Wind rush reasonably muffled, even in convertibles, but there's marked coarse-surface tire thrum and fairly loud engines. V6 growls, booms unpleasantly as revs rise. V8 has throaty muscle car tone.

Tester's Comments

Vehicle Evaluated: 2005 Ford Mustang
Trim Level: Base Premium
Arrival Date: 04/21/2005
Engine: sohc V6
Bodystyle: 2-door convertible
Transmission: 5-speed automatic
Base Price: $24,695
Price as Tested: $28,695
Mileage at Beginning of Test: 1655
Mileage at End of Test: 2129
Total Measured Miles:
Total Fuel Used: 24.801 gals.

Major Options: 5-speed Auto. Transmission, Anti-Theft System, Interior Upgrade Pkg., Wheel Locking Kit, Front Seat Side Airbags, ABS, Convertible Boot Cover, Leather Trimmed Seats

Consumer Guide® Fuel Economy: 19.11 mpg

Problems During Test: None

From The Back Seat

Kirk Bell At $29K for our automatic-equipped V6 convertible, I'd much rather have a $25K GT coupe with a stick. But that's just me--someone who likes cars.
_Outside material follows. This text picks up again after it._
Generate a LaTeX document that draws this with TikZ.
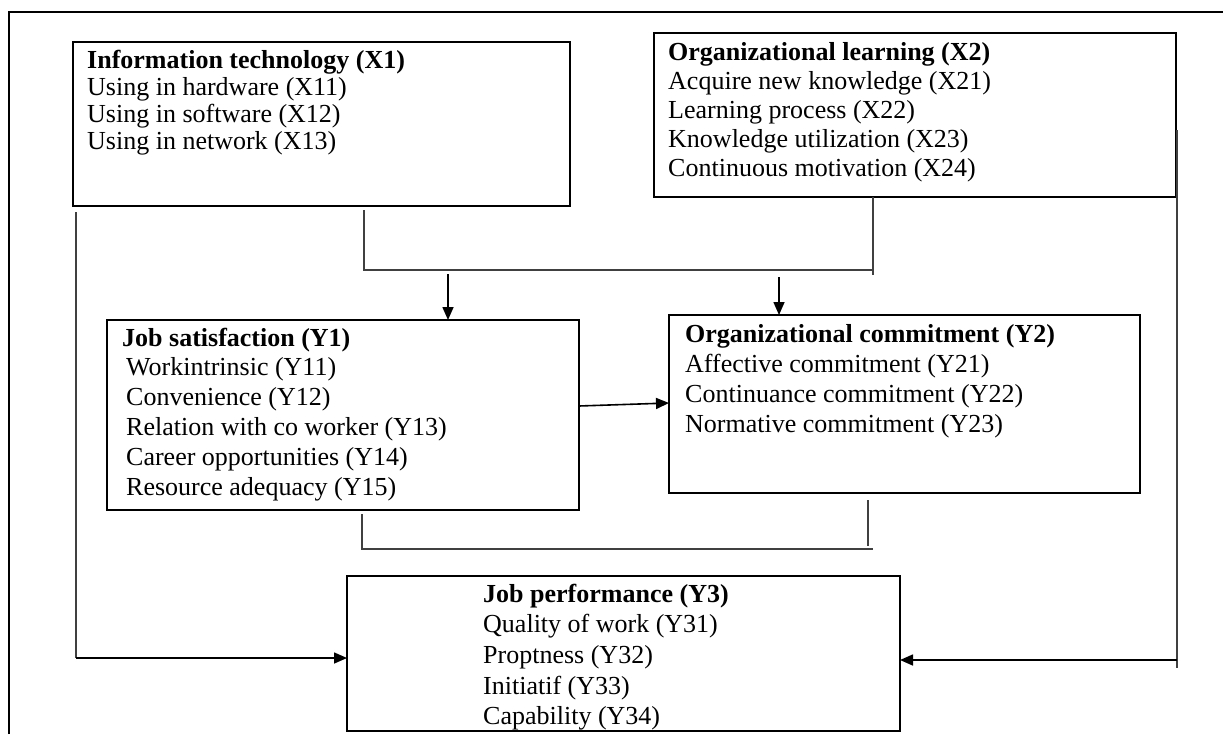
\documentclass[tikz,border=0pt]{standalone}
\usepackage{fontspec}
\setmainfont{Liberation Serif}
\usetikzlibrary{arrows.meta}
\begin{document}
\begin{tikzpicture}[x=1pt,y=-1pt,
  box/.style={draw, line width=1.8pt, inner sep=0pt, outer sep=0pt, anchor=north west},
  conn/.style={line width=1.3pt, draw=black!75},
  arr/.style={line width=1.6pt, draw=black, -{Triangle[length=13pt,width=11pt]}},
  lbl/.style={anchor=base west, inner sep=0pt, font=\fontsize{26}{30}\selectfont},
  ttl/.style={anchor=base west, inner sep=0pt, font=\fontsize{26}{30}\selectfont\bfseries}]
\useasboundingbox (0,0) rectangle (1223,734);
% frame
\draw[line width=1.8pt] (9,734) -- (9,12) -- (1223,12);
% boxes
\node[box, minimum width=497pt, minimum height=164pt] (it) at (73,42) {};
\node[box, minimum width=522pt, minimum height=164pt] (ol) at (654,33) {};
\node[box, minimum width=472pt, minimum height=190pt] (js) at (107,320) {};
\node[box, minimum width=471pt, minimum height=178pt] (oc) at (669,315) {};
\node[box, minimum width=553pt, minimum height=155pt] (jp) at (347,576) {};
% texts IT
\node[ttl] (it0) at (87,68) {Information technology (X1)};
\node[lbl] (it1) at (87,95) {Using in hardware (X11)};
\node[lbl] (it2) at (87,122) {Using in software (X12)};
\node[lbl] (it3) at (87,149) {Using in network (X13)};
% texts OL
\node[ttl] (ol0) at (668,60) {Organizational learning (X2)};
\node[lbl] (ol1) at (668,89) {Acquire new knowledge (X21)};
\node[lbl] (ol2) at (668,118) {Learning process (X22)};
\node[lbl] (ol3) at (668,147) {Knowledge utilization (X23)};
\node[lbl] (ol4) at (668,176) {Continuous motivation (X24)};
% texts JS
\node[ttl] (js0) at (122,346) {Job satisfaction (Y1)};
\node[lbl] (js1) at (126,375) {Workintrinsic (Y11)};
\node[lbl] (js2) at (126,405) {Convenience (Y12)};
\node[lbl] (js3) at (126,435) {Relation with co worker (Y13)};
\node[lbl] (js4) at (126,465) {Career opportunities (Y14)};
\node[lbl] (js5) at (126,495) {Resource adequacy (Y15)};
% texts OC
\node[ttl] (oc0) at (685,342) {Organizational commitment (Y2)};
\node[lbl] (oc1) at (685,372) {Affective commitment (Y21)};
\node[lbl] (oc2) at (685,402) {Continuance commitment (Y22)};
\node[lbl] (oc3) at (685,432) {Normative commitment (Y23)};
% texts JP
\node[ttl] (jp0) at (483,602) {Job performance (Y3)};
\node[lbl] (jp1) at (483,632) {Quality of work (Y31)};
\node[lbl] (jp2) at (483,663) {Proptness (Y32)};
\node[lbl] (jp3) at (483,694) {Initiatif (Y33)};
\node[lbl] (jp4) at (483,724) {Capability (Y34)};
% top merge
\coordinate (a1) at (364,210);
\coordinate (a2) at (364,270);
\coordinate (a3) at (873,270);
\coordinate (a4) at (873,275);
\draw[conn] (a1) -- (a2) -- (a3);
\draw[conn] (ol.south -| a3) -- (a4);
\coordinate (b1) at (448,274);
\coordinate (b2) at (779,277);
\draw[arr] (b1) -- (b1 |- js.north);
\draw[arr] (b2) -- (b2 |- oc.north);
% JS -> OC
\draw[arr] ([yshift=9pt]js.east) -- ([yshift=1pt]oc.west);
% bottom merge
\coordinate (c1) at (362,514);
\coordinate (c2) at (362,549);
\coordinate (c3) at (873,549);
\coordinate (c4) at (868,500);
\coordinate (c5) at (868,546);
\draw[conn] (c1) -- (c2) -- (c3);
\draw[conn] (c4) -- (c5);
% left path
\coordinate (d1) at (76,212);
\coordinate (d2) at (76,658);
\draw[conn] (d1) -- (d2);
\draw[arr] (d2) -- (d2 -| jp.west);
% right path
\coordinate (e1) at (1177,130);
\coordinate (e2) at (1177,668);
\coordinate (e3) at (1177,660);
\draw[conn] (e1) -- (e2);
\draw[arr] (e3) -- (e3 -| jp.east);
\end{tikzpicture}
\end{document}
Rick Cotta I'd argue that the V6 is a much better value than we rate it. For most uses, even with automatic transmission, it provides more-than-adequate acceleration, making it a little difficult to justify the GT's $5000 premium.

Vehicle Evaluated: 2005 Ford Mustang
Trim Level: Base Premium
Arrival Date: 03/14/2005
Engine: sohc V6
Bodystyle: 2-door coupe
Transmission: 5-speed automatic
Base Price: $19,370
Price as Tested: $23,185
Mileage at Beginning of Test: 3132
Mileage at End of Test: 3787
Total Measured Miles:
Total Fuel Used: 32.043 gals.

Major Options: 5-speed Auto. Transmission, Active Anti-Theft System, Interior Upgrade Pkg., Exterior Sport Appearance Pkg. (Rear Decklid Spoiler), Wheel Locking Kit, Front Seat Side Airbags, Anti-Lock Brakes, Traction Control

Consumer Guide® Fuel Economy: 20.44 mpg

Problems During Test: None

From The Back Seat

Mark Bilek With a tested price of just $23,000 this V6 Mustang remains an excellent value in a fun-to-drive package. I'd like Ford to work on a manual gate for the auto shifter and perhaps a little more engine isolation, but otherwise this is the first Mustang in nearly 10 years that I would recommend to anyone.

Rick Cotta Ford expects the V6/automatic combination to be the most popular, and I can see why. Power is sufficient and mileage acceptable, making this a good choice for style-conscious buyers on a budget.

Vehicle Evaluated: 2005 Ford Mustang
Trim Level: GT Premium
Arrival Date: 06/09/2005
Engine: sohc V8
Bodystyle: 2-door convertible
Transmission: 5-speed manual
Base Price: $30,550
Price as Tested: $34,080
Mileage at Beginning of Test: 4316
Mileage at End of Test: 5026
Total Measured Miles:
Total Fuel Used: 40.928 gals.

Major Options: Black Convertible Roof, Shaker Audio System, Active Anti-theft System, Interior Color Accent Pkg. (Crimson Red Floormats), Interior Upgrade Pkg., Wheel Locking Kit, Front Seat Side Airbags, Convertible Boot Cover, 17-inch Bright Machined Cast Aluminum

Consumer Guide® Fuel Economy: 17.35 mpg

Problems During Test: None

From The Back Seat

Chuck Giametta Ouch. A really nice car, and a great Mustang. But the $34,000-plus sticker of our test car gets you into an S2000, Z3 2.5i or 350Z Roadster--genuine sports cars. On the other hand, if you're looking for 4 seats, V8 muscle, a decent ride, and the latest head-turning styling, a Mustang GT convertible with the 5-speed manual is, somewhat by default, the place to go.

John Biel Tricked out with almost $3000 worth of options (most of that total devoted to audio and appearance goodies), this test car topped $34,000 delivered. That kind of money would buy a near-luxury-class car with lots more quality, refinement, and rear-seat room, so this particular car wasn't the best advertisement for Mustang value. If you can live without some of the frou-frou, the lively Mustang GT convertible becomes a better deal.

Mark Bilek The Mustang GT convertible is a wonderful summer car. Its rides smoothly enough and goes when you need it to. Sadly, the $34,000 price of entry is a little steep. Though there aren't many other "liveable" convertibles with this much performance at that price point.

Rick Cotta $32,000 will buy you a very nice Mustang GT convertible. Sure, the back seat is nearly useless and the trunk isn't large either, but this kind of style and performance can't be found anywhere else at anything near this price.